Start

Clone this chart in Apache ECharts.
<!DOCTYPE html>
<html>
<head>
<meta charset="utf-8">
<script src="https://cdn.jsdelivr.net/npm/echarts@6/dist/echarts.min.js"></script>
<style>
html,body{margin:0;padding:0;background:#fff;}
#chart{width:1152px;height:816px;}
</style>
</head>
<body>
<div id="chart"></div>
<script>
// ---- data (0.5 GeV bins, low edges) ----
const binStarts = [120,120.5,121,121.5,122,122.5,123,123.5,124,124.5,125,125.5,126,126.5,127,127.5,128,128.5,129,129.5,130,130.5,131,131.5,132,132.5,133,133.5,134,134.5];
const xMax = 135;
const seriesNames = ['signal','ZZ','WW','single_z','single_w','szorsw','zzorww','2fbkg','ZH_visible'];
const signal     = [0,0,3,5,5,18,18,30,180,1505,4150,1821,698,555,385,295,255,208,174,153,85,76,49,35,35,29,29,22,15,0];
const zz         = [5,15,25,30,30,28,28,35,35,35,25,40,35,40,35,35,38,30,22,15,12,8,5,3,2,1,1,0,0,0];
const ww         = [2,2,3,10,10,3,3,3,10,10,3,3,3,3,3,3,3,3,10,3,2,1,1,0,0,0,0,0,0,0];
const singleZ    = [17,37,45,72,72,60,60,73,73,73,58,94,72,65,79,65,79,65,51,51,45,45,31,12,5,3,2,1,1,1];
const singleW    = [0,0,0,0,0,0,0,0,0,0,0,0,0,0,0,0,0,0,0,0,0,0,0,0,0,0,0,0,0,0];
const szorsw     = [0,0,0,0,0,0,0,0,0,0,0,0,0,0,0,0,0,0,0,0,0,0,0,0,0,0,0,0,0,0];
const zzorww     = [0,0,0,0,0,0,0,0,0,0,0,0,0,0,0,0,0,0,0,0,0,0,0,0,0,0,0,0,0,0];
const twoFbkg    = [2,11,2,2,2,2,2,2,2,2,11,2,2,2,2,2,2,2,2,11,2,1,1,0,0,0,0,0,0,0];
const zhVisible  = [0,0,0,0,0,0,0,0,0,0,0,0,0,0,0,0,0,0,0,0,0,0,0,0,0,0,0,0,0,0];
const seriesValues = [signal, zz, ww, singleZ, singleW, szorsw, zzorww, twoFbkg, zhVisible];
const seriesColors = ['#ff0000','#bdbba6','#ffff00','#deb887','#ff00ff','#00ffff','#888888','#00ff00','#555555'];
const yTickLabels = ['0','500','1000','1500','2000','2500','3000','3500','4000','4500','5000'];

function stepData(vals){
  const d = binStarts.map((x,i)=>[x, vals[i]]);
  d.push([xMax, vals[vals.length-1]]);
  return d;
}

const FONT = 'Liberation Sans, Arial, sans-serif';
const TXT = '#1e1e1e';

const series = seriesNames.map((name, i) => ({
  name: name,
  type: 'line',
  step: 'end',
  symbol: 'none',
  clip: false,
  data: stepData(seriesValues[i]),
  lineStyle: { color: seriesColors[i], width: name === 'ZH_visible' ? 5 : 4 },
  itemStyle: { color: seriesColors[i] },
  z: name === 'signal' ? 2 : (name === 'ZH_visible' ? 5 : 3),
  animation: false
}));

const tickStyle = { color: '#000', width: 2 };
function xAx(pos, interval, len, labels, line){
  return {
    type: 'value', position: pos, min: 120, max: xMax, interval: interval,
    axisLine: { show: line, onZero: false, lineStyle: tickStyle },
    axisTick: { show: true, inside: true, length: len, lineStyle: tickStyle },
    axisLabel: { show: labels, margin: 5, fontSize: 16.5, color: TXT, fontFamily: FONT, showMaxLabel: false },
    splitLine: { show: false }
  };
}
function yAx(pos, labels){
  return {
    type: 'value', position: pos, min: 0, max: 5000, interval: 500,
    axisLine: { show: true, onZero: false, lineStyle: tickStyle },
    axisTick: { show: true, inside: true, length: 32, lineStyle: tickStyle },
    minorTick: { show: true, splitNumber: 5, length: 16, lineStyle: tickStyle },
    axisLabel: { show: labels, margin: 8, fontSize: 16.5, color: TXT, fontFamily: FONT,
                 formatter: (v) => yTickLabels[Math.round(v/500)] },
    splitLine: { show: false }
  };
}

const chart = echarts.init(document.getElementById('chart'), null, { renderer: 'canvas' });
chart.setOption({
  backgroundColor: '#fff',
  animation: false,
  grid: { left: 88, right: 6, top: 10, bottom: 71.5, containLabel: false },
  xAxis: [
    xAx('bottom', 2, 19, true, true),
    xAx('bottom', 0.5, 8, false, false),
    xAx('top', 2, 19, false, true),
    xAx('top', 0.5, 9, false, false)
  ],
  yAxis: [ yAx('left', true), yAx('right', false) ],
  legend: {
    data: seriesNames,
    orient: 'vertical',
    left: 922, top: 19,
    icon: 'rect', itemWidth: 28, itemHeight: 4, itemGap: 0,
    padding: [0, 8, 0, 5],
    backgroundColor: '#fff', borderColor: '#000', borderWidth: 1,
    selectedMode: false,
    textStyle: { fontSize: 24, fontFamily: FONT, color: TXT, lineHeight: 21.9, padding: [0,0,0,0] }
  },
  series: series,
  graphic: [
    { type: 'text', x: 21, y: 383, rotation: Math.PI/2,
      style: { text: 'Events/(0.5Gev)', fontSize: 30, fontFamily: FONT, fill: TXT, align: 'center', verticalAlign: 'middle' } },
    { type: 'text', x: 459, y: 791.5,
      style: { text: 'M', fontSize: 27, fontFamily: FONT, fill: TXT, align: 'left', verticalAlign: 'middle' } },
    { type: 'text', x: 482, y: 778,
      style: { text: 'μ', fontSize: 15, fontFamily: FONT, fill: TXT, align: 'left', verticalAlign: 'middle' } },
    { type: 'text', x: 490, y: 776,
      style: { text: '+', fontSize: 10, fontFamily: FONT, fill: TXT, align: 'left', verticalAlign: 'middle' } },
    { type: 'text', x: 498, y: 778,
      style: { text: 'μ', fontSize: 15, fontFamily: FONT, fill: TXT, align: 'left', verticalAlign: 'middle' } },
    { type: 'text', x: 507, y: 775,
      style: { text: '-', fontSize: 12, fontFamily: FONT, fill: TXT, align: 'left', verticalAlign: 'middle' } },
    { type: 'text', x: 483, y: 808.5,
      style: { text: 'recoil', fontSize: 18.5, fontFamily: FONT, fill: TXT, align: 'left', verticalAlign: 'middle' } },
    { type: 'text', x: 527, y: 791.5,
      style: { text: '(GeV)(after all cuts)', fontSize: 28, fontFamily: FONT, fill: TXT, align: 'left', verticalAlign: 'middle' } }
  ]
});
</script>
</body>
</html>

End

__WHAT YOU ARE ASKED TO DO__:
Please reproduce every line of the material word for word.

__IN RESPONSE__:
Clone this chart in Apache ECharts.
<!DOCTYPE html>
<html>
<head>
<meta charset="utf-8">
<script src="https://cdn.jsdelivr.net/npm/echarts@6/dist/echarts.min.js"></script>
<style>
html,body{margin:0;padding:0;background:#fff;}
#chart{width:1152px;height:816px;}
</style>
</head>
<body>
<div id="chart"></div>
<script>
// ---- data (0.5 GeV bins, low edges) ----
const binStarts = [120,120.5,121,121.5,122,122.5,123,123.5,124,124.5,125,125.5,126,126.5,127,127.5,128,128.5,129,129.5,130,130.5,131,131.5,132,132.5,133,133.5,134,134.5];
const xMax = 135;
const seriesNames = ['signal','ZZ','WW','single_z','single_w','szorsw','zzorww','2fbkg','ZH_visible'];
const signal     = [0,0,3,5,5,18,18,30,180,1505,4150,1821,698,555,385,295,255,208,174,153,85,76,49,35,35,29,29,22,15,0];
const zz         = [5,15,25,30,30,28,28,35,35,35,25,40,35,40,35,35,38,30,22,15,12,8,5,3,2,1,1,0,0,0];
const ww         = [2,2,3,10,10,3,3,3,10,10,3,3,3,3,3,3,3,3,10,3,2,1,1,0,0,0,0,0,0,0];
const singleZ    = [17,37,45,72,72,60,60,73,73,73,58,94,72,65,79,65,79,65,51,51,45,45,31,12,5,3,2,1,1,1];
const singleW    = [0,0,0,0,0,0,0,0,0,0,0,0,0,0,0,0,0,0,0,0,0,0,0,0,0,0,0,0,0,0];
const szorsw     = [0,0,0,0,0,0,0,0,0,0,0,0,0,0,0,0,0,0,0,0,0,0,0,0,0,0,0,0,0,0];
const zzorww     = [0,0,0,0,0,0,0,0,0,0,0,0,0,0,0,0,0,0,0,0,0,0,0,0,0,0,0,0,0,0];
const twoFbkg    = [2,11,2,2,2,2,2,2,2,2,11,2,2,2,2,2,2,2,2,11,2,1,1,0,0,0,0,0,0,0];
const zhVisible  = [0,0,0,0,0,0,0,0,0,0,0,0,0,0,0,0,0,0,0,0,0,0,0,0,0,0,0,0,0,0];
const seriesValues = [signal, zz, ww, singleZ, singleW, szorsw, zzorww, twoFbkg, zhVisible];
const seriesColors = ['#ff0000','#bdbba6','#ffff00','#deb887','#ff00ff','#00ffff','#888888','#00ff00','#555555'];
const yTickLabels = ['0','500','1000','1500','2000','2500','3000','3500','4000','4500','5000'];

function stepData(vals){
  const d = binStarts.map((x,i)=>[x, vals[i]]);
  d.push([xMax, vals[vals.length-1]]);
  return d;
}

const FONT = 'Liberation Sans, Arial, sans-serif';
const TXT = '#1e1e1e';

const series = seriesNames.map((name, i) => ({
  name: name,
  type: 'line',
  step: 'end',
  symbol: 'none',
  clip: false,
  data: stepData(seriesValues[i]),
  lineStyle: { color: seriesColors[i], width: name === 'ZH_visible' ? 5 : 4 },
  itemStyle: { color: seriesColors[i] },
  z: name === 'signal' ? 2 : (name === 'ZH_visible' ? 5 : 3),
  animation: false
}));

const tickStyle = { color: '#000', width: 2 };
function xAx(pos, interval, len, labels, line){
  return {
    type: 'value', position: pos, min: 120, max: xMax, interval: interval,
    axisLine: { show: line, onZero: false, lineStyle: tickStyle },
    axisTick: { show: true, inside: true, length: len, lineStyle: tickStyle },
    axisLabel: { show: labels, margin: 5, fontSize: 16.5, color: TXT, fontFamily: FONT, showMaxLabel: false },
    splitLine: { show: false }
  };
}
function yAx(pos, labels){
  return {
    type: 'value', position: pos, min: 0, max: 5000, interval: 500,
    axisLine: { show: true, onZero: false, lineStyle: tickStyle },
    axisTick: { show: true, inside: true, length: 32, lineStyle: tickStyle },
    minorTick: { show: true, splitNumber: 5, length: 16, lineStyle: tickStyle },
    axisLabel: { show: labels, margin: 8, fontSize: 16.5, color: TXT, fontFamily: FONT,
                 formatter: (v) => yTickLabels[Math.round(v/500)] },
    splitLine: { show: false }
  };
}

const chart = echarts.init(document.getElementById('chart'), null, { renderer: 'canvas' });
chart.setOption({
  backgroundColor: '#fff',
  animation: false,
  grid: { left: 88, right: 6, top: 10, bottom: 71.5, containLabel: false },
  xAxis: [
    xAx('bottom', 2, 19, true, true),
    xAx('bottom', 0.5, 8, false, false),
    xAx('top', 2, 19, false, true),
    xAx('top', 0.5, 9, false, false)
  ],
  yAxis: [ yAx('left', true), yAx('right', false) ],
  legend: {
    data: seriesNames,
    orient: 'vertical',
    left: 922, top: 19,
    icon: 'rect', itemWidth: 28, itemHeight: 4, itemGap: 0,
    padding: [0, 8, 0, 5],
    backgroundColor: '#fff', borderColor: '#000', borderWidth: 1,
    selectedMode: false,
    textStyle: { fontSize: 24, fontFamily: FONT, color: TXT, lineHeight: 21.9, padding: [0,0,0,0] }
  },
  series: series,
  graphic: [
    { type: 'text', x: 21, y: 383, rotation: Math.PI/2,
      style: { text: 'Events/(0.5Gev)', fontSize: 30, fontFamily: FONT, fill: TXT, align: 'center', verticalAlign: 'middle' } },
    { type: 'text', x: 459, y: 791.5,
      style: { text: 'M', fontSize: 27, fontFamily: FONT, fill: TXT, align: 'left', verticalAlign: 'middle' } },
    { type: 'text', x: 482, y: 778,
      style: { text: 'μ', fontSize: 15, fontFamily: FONT, fill: TXT, align: 'left', verticalAlign: 'middle' } },
    { type: 'text', x: 490, y: 776,
      style: { text: '+', fontSize: 10, fontFamily: FONT, fill: TXT, align: 'left', verticalAlign: 'middle' } },
    { type: 'text', x: 498, y: 778,
      style: { text: 'μ', fontSize: 15, fontFamily: FONT, fill: TXT, align: 'left', verticalAlign: 'middle' } },
    { type: 'text', x: 507, y: 775,
      style: { text: '-', fontSize: 12, fontFamily: FONT, fill: TXT, align: 'left', verticalAlign: 'middle' } },
    { type: 'text', x: 483, y: 808.5,
      style: { text: 'recoil', fontSize: 18.5, fontFamily: FONT, fill: TXT, align: 'left', verticalAlign: 'middle' } },
    { type: 'text', x: 527, y: 791.5,
      style: { text: '(GeV)(after all cuts)', fontSize: 28, fontFamily: FONT, fill: TXT, align: 'left', verticalAlign: 'middle' } }
  ]
});
</script>
</body>
</html>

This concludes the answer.